[AIM] Extract only the first line of the listing and every line after it up to and including the one with "from bokeh.resources import INLINE". Omit the pictures.
◇ ◇ ◇ ◇ ◇ ◇ ◇
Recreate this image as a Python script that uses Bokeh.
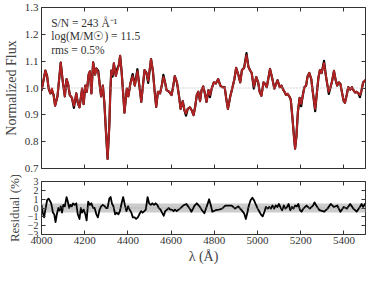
from bokeh.plotting import figure
from bokeh.layouts import column
from bokeh.models import (LinearAxis, FixedTicker, Span, BoxAnnotation, Label, Range1d,
                          PrintfTickFormatter)
from bokeh.embed import file_html
from bokeh.resources import INLINE

# ---------------- data ----------------
wave = [4000, 4018, 4026, 4033, 4041, 4048, 4056, 4063, 4074, 4081,
        4089, 4098, 4108, 4116, 4123, 4131, 4141, 4150, 4161, 4168,
        4176, 4188, 4195, 4203, 4210, 4218, 4224, 4231, 4239, 4248,
        4254, 4263, 4270, 4276, 4284, 4291, 4299, 4306, 4314, 4318,
        4323, 4329, 4335, 4344, 4351, 4358, 4364, 4371, 4378, 4384,
        4395, 4402, 4411, 4422, 4432, 4444, 4452, 4462, 4471, 4477,
        4486, 4494, 4507, 4516, 4524, 4531, 4539, 4549, 4557, 4564,
        4572, 4579, 4591, 4602, 4609, 4617, 4627, 4636, 4644, 4654,
        4662, 4669, 4677, 4687, 4696, 4704, 4711, 4719, 4726, 4734,
        4741, 4749, 4758, 4764, 4773, 4780, 4788, 4798, 4807, 4818,
        4828, 4837, 4848, 4856, 4863, 4874, 4883, 4893, 4901, 4911,
        4920, 4928, 4938, 4949, 4958, 4965, 4973, 4983, 4994, 5003,
        5010, 5018, 5028, 5036, 5043, 5058, 5069, 5078, 5085, 5093,
        5103, 5111, 5118, 5125, 5132, 5139, 5147, 5154, 5162, 5169,
        5174, 5180, 5187, 5195, 5202, 5210, 5217, 5225, 5232, 5240,
        5249, 5256, 5267, 5274, 5282, 5289, 5297, 5308, 5317, 5324,
        5330, 5338, 5345, 5354, 5362, 5369, 5377, 5384, 5392, 5399,
        5405, 5413, 5420, 5429, 5437, 5444, 5452, 5459, 5467, 5474,
        5482, 5489, 5497, 5500]

model_flux = [0.990, 1.065, 1.044, 0.998, 0.980, 0.998, 0.974, 0.934, 0.969, 1.027,
              1.095, 1.027, 0.969, 1.033, 1.015, 0.974, 0.963, 0.934, 0.980, 0.945,
              0.928, 0.998, 0.940, 1.009, 0.986, 1.050, 1.062, 0.980, 1.096, 1.050,
              1.073, 1.056, 1.009, 0.969, 1.009, 0.945, 0.829, 0.736, 0.860, 0.970,
              1.065, 1.050, 1.092, 1.045, 1.065, 1.085, 1.120, 1.060, 0.980, 0.908,
              0.998, 0.969, 1.015, 1.044, 1.009, 1.062, 1.015, 0.948, 1.021, 1.067,
              1.056, 1.027, 1.108, 1.062, 0.986, 0.930, 0.986, 0.980, 1.009, 1.041,
              1.021, 0.992, 0.986, 0.974, 1.003, 1.044, 1.021, 0.974, 0.922, 0.951,
              0.916, 0.905, 0.922, 0.928, 0.916, 0.899, 0.928, 0.974, 0.986, 0.951,
              0.992, 1.006, 0.974, 0.948, 0.992, 0.974, 0.998, 1.021, 1.017, 1.033,
              1.009, 1.003, 1.003, 0.957, 0.922, 0.969, 0.998, 1.033, 1.075, 1.050,
              1.021, 1.067, 1.075, 1.122, 1.079, 1.067, 1.056, 1.006, 1.041, 1.021,
              0.986, 0.971, 1.021, 1.015, 1.003, 1.071, 1.033, 0.998, 1.013, 1.029,
              1.003, 1.009, 0.995, 0.986, 0.974, 0.978, 0.969, 0.957, 0.887, 0.818,
              0.774, 0.818, 0.911, 0.963, 0.940, 0.974, 1.003, 1.009, 1.044, 1.056,
              1.033, 0.986, 0.922, 0.974, 1.038, 1.067, 1.056, 1.093, 1.044, 1.009,
              0.986, 1.003, 1.024, 1.064, 1.029, 1.009, 1.021, 1.015, 0.980, 0.951,
              0.945, 0.974, 1.003, 0.994, 1.003, 0.992, 0.983, 0.986, 0.980, 0.974,
              0.992, 1.021, 1.027, 1.030]

# where the observed (black) spectrum pokes out from under the model
obs_dev = {4048: -0.008, 4150: -0.008, 4263: 0.008, 4329: -0.008, 4351: 0.008,
           4422: 0.008, 4444: 0.008, 4494: -0.008, 4564: 0.008, 4669: -0.008,
           4780: -0.008, 4949: 0.008, 4983: -0.008, 5202: -0.008, 5267: -0.008,
           5308: 0.008, 5330: -0.008, 5474: -0.008}
obs_flux = [f + obs_dev.get(w, 0.0) for w, f in zip(wave, model_flux)]

res_wave = [4000, 4006, 4012, 4018, 4026, 4033, 4041, 4045, 4053, 4059,
            4065, 4071, 4078, 4083, 4089, 4095, 4101, 4108, 4116, 4122,
            4128, 4134, 4140, 4146, 4153, 4161, 4168, 4176, 4182, 4188,
            4195, 4203, 4209, 4216, 4224, 4231, 4239, 4246, 4254, 4261,
            4269, 4276, 4284, 4293, 4299, 4306, 4314, 4320, 4326, 4333,
            4341, 4348, 4356, 4363, 4371, 4378, 4386, 4393, 4401, 4408,
            4416, 4423, 4431, 4438, 4446, 4453, 4461, 4468, 4476, 4483,
            4491, 4498, 4506, 4513, 4521, 4528, 4536, 4543, 4551, 4558,
            4566, 4573, 4581, 4588, 4596, 4603, 4611, 4618, 4626, 4641,
            4656, 4671, 4686, 4694, 4709, 4719, 4734, 4743, 4754, 4769,
            4776, 4784, 4791, 4806, 4821, 4836, 4851, 4866, 4881, 4896,
            4911, 4926, 4938, 4946, 4954, 4960, 4968, 4976, 4984, 4991,
            5001, 5009, 5017, 5024, 5032, 5039, 5047, 5054, 5062, 5069,
            5077, 5084, 5092, 5099, 5107, 5114, 5122, 5129, 5137, 5144,
            5152, 5159, 5167, 5174, 5182, 5189, 5197, 5204, 5212, 5227,
            5242, 5257, 5264, 5272, 5287, 5309, 5324, 5339, 5354, 5369,
            5384, 5399, 5414, 5429, 5444, 5459, 5474, 5482, 5489, 5497,
            5500]

res_pct = [0.35, -0.53, -1.06, -0.18, 0.88, 1.06, 0.71, 0.53, -0.53, -0.71,
           -1.59, -0.71, 0.00, -0.28, 0.18, -0.53, 0.35, 0.18, 1.24, 0.71,
           0.00, 0.35, 0.18, 0.53, 0.35, 0.53, -0.71, -1.24, 0.00, -0.53,
           -0.18, -0.71, -1.41, 0.71, 0.35, 0.53, 0.00, 0.00, -0.71, -1.06,
           -0.18, 0.18, 0.35, 0.18, 0.00, 0.00, 1.06, 1.24, 0.53, 0.18,
           -0.71, -0.53, -0.71, -0.35, 0.53, 1.24, 0.35, -0.35, 0.18, -0.18,
           -0.53, -1.06, -1.06, -1.24, -1.06, -0.71, -0.35, -0.53, -0.35, -0.18,
           1.24, 0.53, 0.35, 0.53, 0.35, 0.53, 0.35, 0.00, -0.18, -0.53,
           -0.88, -0.35, -0.18, 0.00, -0.18, -0.18, -0.35, -0.18, -0.35, -0.07,
           0.28, 0.46, -0.07, -0.42, 0.28, 0.53, 0.11, -0.25, -0.60, 0.46,
           0.99, 0.28, -0.42, -0.25, -0.18, -0.07, 0.28, 0.28, 0.28, -0.07,
           0.18, -0.25, -0.60, -1.24, -0.42, 0.28, 0.88, 1.17, 0.88, 0.46,
           -0.07, -0.42, -0.78, -0.95, -0.42, 0.11, -0.07, 0.11, -0.07, 0.28,
           -0.07, 0.28, 0.11, 0.46, 0.04, -0.25, 0.28, -0.07, 0.11, 0.46,
           -0.25, 0.11, -0.07, 0.28, 0.18, 0.46, -0.25, -0.42, -0.07, 0.28,
           -0.07, 0.28, 0.64, 0.28, -0.25, -0.42, -0.07, 0.46, 0.11, 0.28,
           -0.42, 0.11, -0.07, 0.46, -0.07, -0.42, 0.11, 0.46, 0.11, 0.46,
           0.50]

x_ticks = [4000, 4200, 4400, 4600, 4800, 5000, 5200, 5400]
flux_ticks = [0.7, 0.8, 0.9, 1.0, 1.1, 1.2, 1.3]
res_ticks = [-3, -2, -1, 0, 1, 2, 3]
res_tick_labels = {-3: "\u22123", -2: "\u22122", -1: "\u22121", 0: "0", 1: "1", 2: "2", 3: "3"}
rms_pct = 0.5
annotations = ["S/N = 243 \u00c5\u207b\u00b9", "log(M/M\u2609) = 11.5", "rms = 0.5%"]

# ---------------- styling ----------------
FONT = "Liberation Serif"
INK = "#333333"
RED = "#b22222"
W = 366
LEFT = 34

x_range = Range1d(4000, 5500)


def tick_only_axis(ticks):
    # axis that only draws inward ticks (labels not painted)
    return LinearAxis(ticker=FixedTicker(ticks=ticks), axis_line_color=None,
                      major_tick_in=4, major_tick_out=0, major_tick_line_color=INK,
                      minor_tick_line_color=None, major_label_text_font_size="1px",
                      major_label_text_color=None, major_label_standoff=0)


def dress(p, yticks, ylabel, ytick_size):
    p.outline_line_color = INK
    p.outline_line_width = 1
    p.xgrid.visible = False
    p.ygrid.visible = False
    p.background_fill_color = "white"
    p.border_fill_color = "white"
    for ax in p.xaxis + p.yaxis:
        ax.axis_line_color = None
        ax.major_tick_in = 4
        ax.major_tick_out = 0
        ax.major_tick_line_color = INK
        ax.minor_tick_line_color = None
        ax.major_label_text_font = FONT
        ax.major_label_text_color = INK
        ax.axis_label_text_font = FONT
        ax.axis_label_text_font_style = "normal"
        ax.axis_label_text_color = "#444444"
        ax.axis_label_text_font_size = "14px"
    p.xaxis.ticker = FixedTicker(ticks=x_ticks)
    p.yaxis.ticker = FixedTicker(ticks=yticks)
    p.yaxis.major_label_text_font_size = ytick_size
    p.yaxis.major_label_standoff = 3
    p.yaxis.axis_label = ylabel
    p.yaxis.axis_label_standoff = 3
    p.add_layout(tick_only_axis(x_ticks), "above")
    p.add_layout(tick_only_axis(yticks), "right")


# top panel
p1 = figure(width=W, height=175, x_range=x_range, y_range=Range1d(0.7, 1.3),
            output_backend="svg", toolbar_location=None,
            min_border_left=LEFT, min_border_right=1, min_border_top=7, min_border_bottom=7)
dress(p1, flux_ticks, "Normalized Flux", "11px")
p1.yaxis.formatter = PrintfTickFormatter(format="%.1f")
bx = p1.below[0]
bx.major_label_text_font_size = "1px"
bx.major_label_text_color = None
bx.major_label_standoff = 0

p1.add_layout(Span(location=1.0, dimension="width", line_color="#aaaaaa",
                   line_dash="1 2", line_width=1))
p1.line(wave, obs_flux, line_color="black", line_width=2.2, line_join="round")
p1.line(wave, model_flux, line_color=RED, line_width=2.0, line_join="round")
for txt, yv in zip(annotations, [1.243, 1.195, 1.143]):
    p1.add_layout(Label(x=4045, y=yv, text=txt, text_font=FONT, text_font_size="11.5px",
                        text_color=INK, text_baseline="middle"))

# residual panel
p2 = figure(width=W, height=91, x_range=x_range, y_range=Range1d(-3, 3),
            output_backend="svg", toolbar_location=None,
            min_border_left=LEFT, min_border_right=1, min_border_top=6, min_border_bottom=30)
dress(p2, res_ticks, "Residual (%)", "10px")
p2.yaxis.major_label_overrides = res_tick_labels
p2.yaxis.axis_label_text_font_size = "13px"
bx2 = p2.below[0]
bx2.major_label_text_font_size = "11px"
bx2.major_label_standoff = 2
bx2.axis_label = "\u03bb (\u00c5)"
bx2.axis_label_standoff = 2

p2.add_layout(BoxAnnotation(bottom=-rms_pct, top=rms_pct, fill_color="#cccccc",
                            fill_alpha=1.0, line_color=None, level="underlay"))
p2.add_layout(Span(location=0, dimension="width", line_color="#999999",
                   line_dash="1 2", line_width=1))
p2.line(res_wave, res_pct, line_color="black", line_width=1.8, line_join="round")

layout = column(p1, p2, spacing=0)
open("out.html", "w").write(file_html(layout, INLINE))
◇ ◇ ◇ ◇ ◇ ◇ ◇
[SOLUTION TO THE PROBLEM]
Recreate this image as a Python script that uses Bokeh.
from bokeh.plotting import figure
from bokeh.layouts import column
from bokeh.models import (LinearAxis, FixedTicker, Span, BoxAnnotation, Label, Range1d,
                          PrintfTickFormatter)
from bokeh.embed import file_html
from bokeh.resources import INLINE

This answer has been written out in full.